这是我最初开发的内核。如您所见，我为每个分析的值生成 1 个字节的数据。现在我真的只需要每个有效的 64 位数字；如果需要，我可以制作一个新内核。正如一些评论员所建议的那样，我目前正在研究流压缩。

__global__ void kValid(unsigned long long*kInfo, unsigned char*values, char *solutionFound) {
    //a 64 bit binary value to be evaluated is called a kValue
    unsigned long long int kStart, kEnd, kRoot, kSize, curK;
    //kRoot is the kValue at the start of device array, this is used is the device array is larger than the total threads in the grid
    //kStart is the kValue to start this kernel call on
    //kEnd is the last kValue to validate
    //kSize is how many bits long is kValue (we don't necessarily use all 64 bits but this value stays constant over the entire chunk of values defined on the host
    //curK is the current kValue represented as a 64 bit unsigned integer

    int rowCount, kBitLocation, kMirrorBitLocation, row, col, nodes, edges; 

    kStart = kInfo[0];
    kEnd = kInfo[1];
    kRoot = kInfo[2];
    nodes = kInfo[3];
    edges = kInfo[4];
    kSize = kInfo[5];

    curK = blockIdx.x*blockDim.x + threadIdx.x + kStart;
    if (curK > kEnd) {//check to make sure you don't overshoot the end value
        return;
    }

    kBitLocation = 1;//assuming the first bit in the kvalue has a position 1;
    for (row = 0; row < nodes; row++) {
        rowCount = 0;
        kMirrorBitLocation = row;//the bit position for the mirrored kvals is always starts at the row value (assuming the first row has a position of 0)
        for (col = 0; col < nodes; col++) {
            if (col > row) {
                if (curK & (1 << (unsigned long long int)(kSize - kBitLocation))) {//add one to kIterator to convert to counting space
                    rowCount++;
                }
                kBitLocation++;
            }
            if (col < row) {
                if (col > 0) {
                    kMirrorBitLocation += (nodes - 2) - (col - 1);
                }
                if (curK & (1 << (unsigned long long int)(kSize - kMirrorBitLocation))) {//if bit is set
                    rowCount++;
                }
            }
        }
        if (rowCount != edges) {
            //set the ith bit to zero
            values[curK - kRoot] = 0;
            return;
        }
    }
    //set the ith bit to one
    values[curK - kRoot] = 1;
    *solutionFound = 1; //not a race condition b/c it will only ever be set to 1 by any thread.
}

【问题讨论】：

您的输出需要订购吗？

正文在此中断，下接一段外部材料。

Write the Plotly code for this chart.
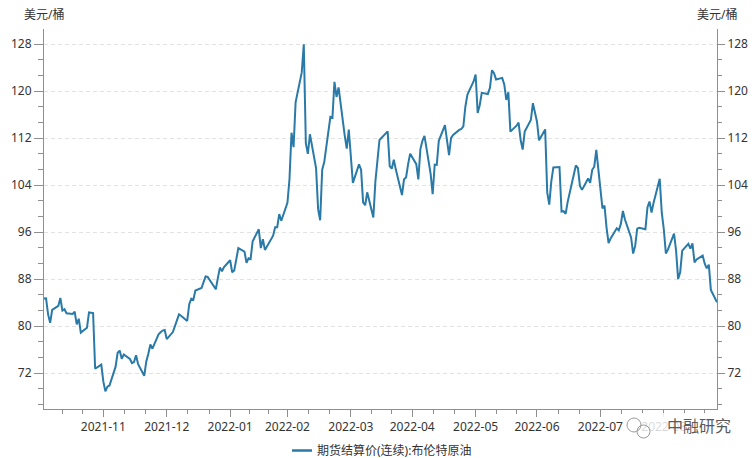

也就是说，如果您的 64 位数字是 6、3、17、10，并且只有 3 和 10 有效，那么最终输出必须是 3 后跟 10 还是 10 后跟 3？另外，您需要输入中有效值的位置，还是只需要值本身？
你有一些你开始使用的示例 CUDA 代码吗？这样我们就可以给出更具体的代码答案。
关于你的最后一段，你所描述的被称为流压缩。来自贡献线程的数据被合并到一个缓冲区中以传输到主机。 thrust 和 cub 等库提供了执行此操作的方法。 this blog 也涵盖了这个想法，here 是一个相关问题。
@einpoklum 不，它确实需要订购，我只需要实际的 64 位值。
@Milhous 我会用源代码更新我的问题。

标签： parallel-processing cuda

【解决方案1】：

（此答案假设输出顺序无关紧要，有效值的位置也是如此。）

从概念上讲，您的分析会产生一组有效值。您描述的实现使用该集合的密集表示：每个潜在值一个位。然而您已经指出数据非常稀疏（5e-2 或 1000/10^9 = 1e-6）；此外，通过 PCI Express 复制数据非常痛苦。

那么，为什么不考虑稀疏表示呢？最简单的只是有效值的无序序列。当然，编写需要跨线程的一些同步 - 甚至可能跨块。粗略地说，您可以让 warp 在共享内存中收集它们的有效值；然后在块级别同步以收集块的有效值（对于已分析的给定输入块）；最后使用原子从所有块中收集数据。

哦，还有 - 让每个线程分析多个值，因此您不必进行那么多同步。

【讨论】：

【解决方案2】：

因此，您可能希望在从计算中返回之前让每个线程分析多个数字（数千或数百万）。因此，如果您在线程中分析一百万个数字，您只需要 %5 的空间即可保存该计算的结果。

【讨论】：